Increasing porosity also changed the way the foods broke apart when they were chewed, exposing more surface area and increasing saltiness, he said.
“When foods crumble easily, we further reduce the amount of salt that is needed. Changing the number or size of pores in the food’s surface can help us to accomplish this,” he said.
Takhar said that his porous media approach to understanding the behaviour of water, oil, and gas during frying will help create strategies that optimise the frying process, reduce oil uptake, and produce lower-fat foods.
“In a matter of seconds, when you put the food in the fryer, water starts evaporating, vapours form and escape the surface, oil penetration starts, and heat begins to rise while at the same time there’s evaporative cooling off at different points in the food. Some polymers in the food matrix may also change their state, and chemical reactions can occur. It’s not an easy set of changes to describe,” Takhar explained.
Negative pore pressure in fried food causes oil uptake to increase
Within 40 seconds of frying, the texture of gently fried processed foods like crackers is fully developed, the scientist said. “That’s the cracker’s peak texture. Any longer and you’re just allowing more oil to penetrate the food.”
“A lot of frying research has focused on capillary pressure in the oil phase of the process, but we have found that capillary pressure in the water phase also critically affects oil uptake,” Takhar said.
Capillary pressure makes overall pore pressure negative, and that negative pressure tends to suck oil from inside.
“The trick is to stop when pore pressure is still positive (or less negative)—that is, when oil has had less penetration. Of course, other variables such as moisture level, texture, taste, and structure formation, must be monitored as well. It’s an optimisation problem,” he noted.
When this exquisite balance is achieved, lower-fat, healthier fried foods are the result, he added.
Lee and Takhar are professors in the College of Agricultural, Consumer and Environmental Sciences’ Department of Food Science and Human Nutrition.

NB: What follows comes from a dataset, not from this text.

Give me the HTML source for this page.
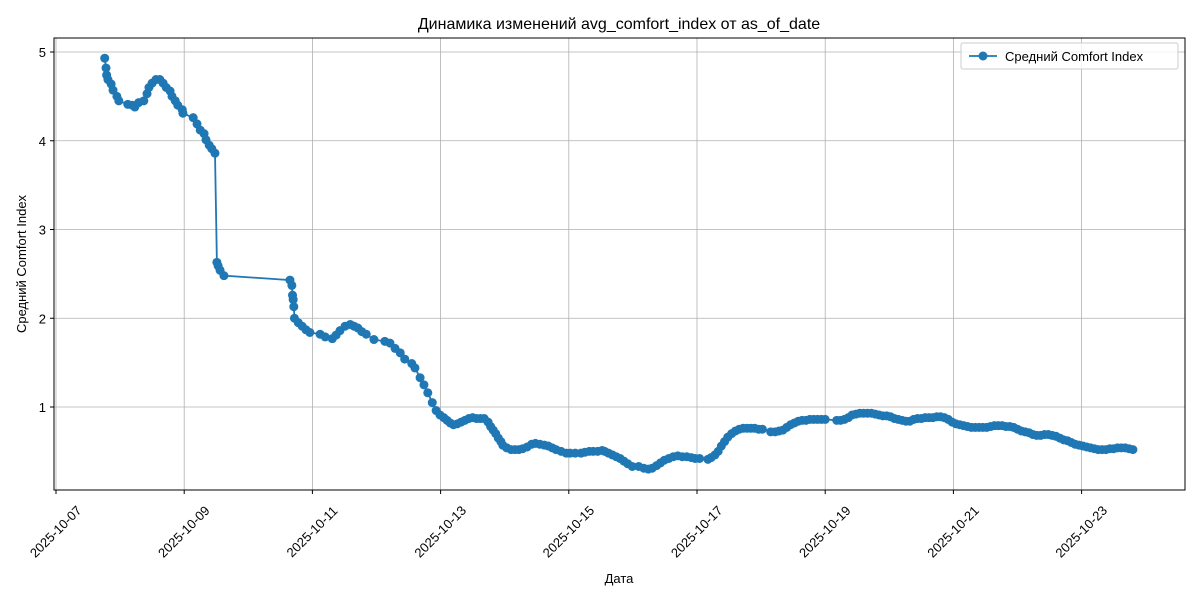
<!DOCTYPE html>
<html><head><meta charset="utf-8">
<style>
body{margin:0;background:#fff;}
svg{display:block;font-family:"Liberation Sans","DejaVu Sans",sans-serif;}
</style></head>
<body>
<svg id="chart" width="1200" height="600" xmlns="http://www.w3.org/2000/svg">
<text x="619" y="29" font-size="16" text-anchor="middle">Динамика изменений avg_comfort_index от as_of_date</text>
<text x="619" y="583" font-size="13" text-anchor="middle">Дата</text>
<text transform="translate(26,264) rotate(-90)" font-size="13" text-anchor="middle">Средний Comfort Index</text>
<g id="grid"></g>
<g id="series"></g>
<rect x="54" y="38" width="1131" height="452" fill="none" stroke="#000" stroke-width="1"/>
<g id="ticks"></g>
<g>
<rect x="961" y="43" width="217" height="26" rx="2" fill="#fff" fill-opacity="0.8" stroke="#ccc"/>
<line x1="969" y1="56" x2="997" y2="56" stroke="#1f77b4" stroke-width="1.8"/>
<circle cx="983" cy="56" r="4.5" fill="#1f77b4"/>
<text x="1005" y="61" font-size="13">Средний Comfort Index</text>
</g>
</svg>
<script>
const xTickLabels=['2025-10-07','2025-10-09','2025-10-11','2025-10-13','2025-10-15','2025-10-17','2025-10-19','2025-10-21','2025-10-23'];
const xTickDays=[0,2,4,6,8,10,12,14,16];
const yTicks=[1,2,3,4,5];
const days=[0.76,0.78,0.79,0.81,0.86,0.89,0.95,0.98,1.12,1.19,1.23,1.29,1.37,1.42,1.45,1.50,1.56,1.62,1.67,1.72,1.78,1.81,1.86,1.90,1.97,1.98,2.14,2.20,2.25,2.31,2.34,2.39,2.43,2.48,2.51,2.53,2.56,2.62,
3.65,3.68,3.69,3.70,3.71,3.72,3.78,3.84,3.90,3.96,4.12,4.20,4.31,4.37,4.43,4.51,4.59,4.65,4.71,4.77,4.84,4.96,5.13,5.21,5.29,5.37,5.44,5.55,5.60,5.68,5.74,5.80,5.87,5.93,
5.99,6.05,6.10,6.15,6.20,6.26,6.32,6.38,6.44,6.50,6.56,6.62,6.68,6.74,6.78,6.82,6.86,6.90,6.94,6.97,7.03,7.10,7.16,7.22,7.28,7.35,7.42,7.48,7.55,7.62,7.68,7.74,7.80,7.88,7.96,8.02,8.10,8.19,8.25,8.32,8.38,8.45,8.52,8.56,8.62,8.68,8.74,8.80,8.86,8.92,8.99,9.09,9.17,9.24,9.30,9.37,9.43,9.49,9.56,9.63,9.70,9.77,9.84,9.91,9.97,10.04,10.17,10.22,10.28,10.33,10.38,10.43,10.48,10.54,10.60,10.66,10.72,10.78,10.84,10.90,10.96,11.02,11.15,11.22,11.28,11.34,11.40,11.46,11.52,11.58,11.64,11.70,11.76,11.82,11.88,11.94,12.00,12.18,12.24,12.30,12.36,12.42,12.48,12.54,12.60,12.66,12.72,12.78,12.84,12.90,12.96,13.02,13.08,13.14,13.20,13.26,13.32,13.38,13.44,13.50,13.56,13.62,13.68,13.74,13.80,13.86,13.92,13.98,14.04,14.10,14.16,14.22,14.28,14.34,14.40,14.46,14.52,14.58,14.64,14.70,14.76,14.82,14.88,14.94,15.00,15.06,15.12,15.18,15.24,15.30,15.36,15.42,15.48,15.54,15.60,15.66,15.72,15.78,15.84,15.90,15.96,16.02,16.08,16.14,16.20,16.26,16.32,16.38,16.44,16.50,16.56,16.62,16.68,16.74,16.80];
const values=[4.93,4.82,4.74,4.69,4.64,4.57,4.50,4.45,4.41,4.40,4.38,4.43,4.45,4.53,4.60,4.65,4.69,4.69,4.65,4.60,4.56,4.50,4.45,4.40,4.35,4.31,4.26,4.19,4.12,4.08,4.01,3.95,3.91,3.86,2.63,2.59,2.54,2.48,
2.43,2.37,2.26,2.21,2.13,2.00,1.95,1.91,1.87,1.84,1.82,1.79,1.77,1.81,1.86,1.91,1.93,1.91,1.89,1.85,1.82,1.76,1.74,1.72,1.66,1.61,1.54,1.49,1.44,1.33,1.25,1.16,1.05,0.96,
0.91,0.88,0.85,0.82,0.80,0.81,0.83,0.85,0.87,0.88,0.87,0.87,0.87,0.83,0.78,0.74,0.70,0.65,0.61,0.57,0.54,0.52,0.52,0.52,0.53,0.55,0.58,0.59,0.58,0.57,0.56,0.54,0.52,0.50,0.48,0.48,0.48,0.48,0.49,0.50,0.50,0.50,0.51,0.50,0.48,0.46,0.44,0.42,0.39,0.36,0.33,0.33,0.31,0.30,0.31,0.34,0.37,0.40,0.42,0.44,0.45,0.44,0.44,0.43,0.42,0.42,0.41,0.43,0.46,0.50,0.56,0.61,0.66,0.70,0.73,0.75,0.76,0.76,0.76,0.76,0.75,0.75,0.72,0.72,0.73,0.74,0.77,0.80,0.82,0.84,0.85,0.85,0.86,0.86,0.86,0.86,0.86,0.85,0.85,0.86,0.88,0.91,0.92,0.93,0.93,0.93,0.93,0.92,0.91,0.90,0.90,0.89,0.87,0.86,0.85,0.84,0.84,0.86,0.87,0.87,0.88,0.88,0.88,0.89,0.89,0.88,0.86,0.83,0.81,0.80,0.79,0.78,0.77,0.77,0.77,0.77,0.77,0.78,0.79,0.79,0.79,0.78,0.78,0.77,0.75,0.73,0.72,0.71,0.69,0.68,0.68,0.69,0.69,0.68,0.67,0.65,0.63,0.62,0.60,0.58,0.57,0.56,0.55,0.54,0.53,0.52,0.52,0.52,0.53,0.53,0.54,0.54,0.54,0.53,0.52];
const NS='http://www.w3.org/2000/svg';
const X=d=>56+d*64.1;
const Y=v=>495.75-v*88.75;
function mk(tag,attrs,parent){const e=document.createElementNS(NS,tag);for(const k in attrs)e.setAttribute(k,attrs[k]);parent.appendChild(e);return e;}
const grid=document.getElementById('grid'),ticks=document.getElementById('ticks'),series=document.getElementById('series');
xTickDays.forEach((d,i)=>{
  const g=mk('line',{x1:X(d),x2:X(d),y1:38,y2:490,stroke:'#b0b0b0','stroke-width':0.8},grid);
  
  
  const t=mk('line',{x1:X(d),x2:X(d),y1:490,y2:494,stroke:'#000'},ticks);
  
  
  const cx=X(d), cy=532;
  const l=mk('text',{x:cx,y:cy+4,'font-size':13,'text-anchor':'middle',transform:`rotate(-45 ${cx} ${cy})`},ticks);
  l.textContent=xTickLabels[i];
  
  
});
yTicks.forEach(v=>{
  const g=mk('line',{x1:54,x2:1185,y1:Y(v),y2:Y(v),stroke:'#b0b0b0','stroke-width':0.8},grid);
  
  
  const t=mk('line',{x1:50,x2:54,y1:Y(v),y2:Y(v),stroke:'#000'},ticks);
  
  
  const l=mk('text',{x:46,y:Y(v)+5,'font-size':13,'text-anchor':'end'},ticks);
  l.textContent=String(v);
  
  
});
const pts=days.map((d,i)=>X(d).toFixed(1)+','+Y(values[i]).toFixed(1)).join(' ');
const pl=mk('polyline',{points:pts,fill:'none',stroke:'#1f77b4','stroke-width':1.8},series);


days.forEach((d,i)=>{
  const c=mk('circle',{cx:X(d),cy:Y(values[i]),r:4.5,fill:'#1f77b4'},series);
  
  
});
</script>
</body></html>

“Temporal Sodium Release Related to Gel Microstructural Properties—Implications for Sodium Reduction” was published in Journal of Food Science. Lee and Wan-Yuan Kuo are co-authors of the study.
“Modeling Multiscale Transport Mechanisms, Phase Changes, and Thermomechanics during Frying” was published Food Research International. Co-authors are Takhar and Harkirat S. Bansal of the University of Illinois and Jirawan Maneerote of Kasetsart University.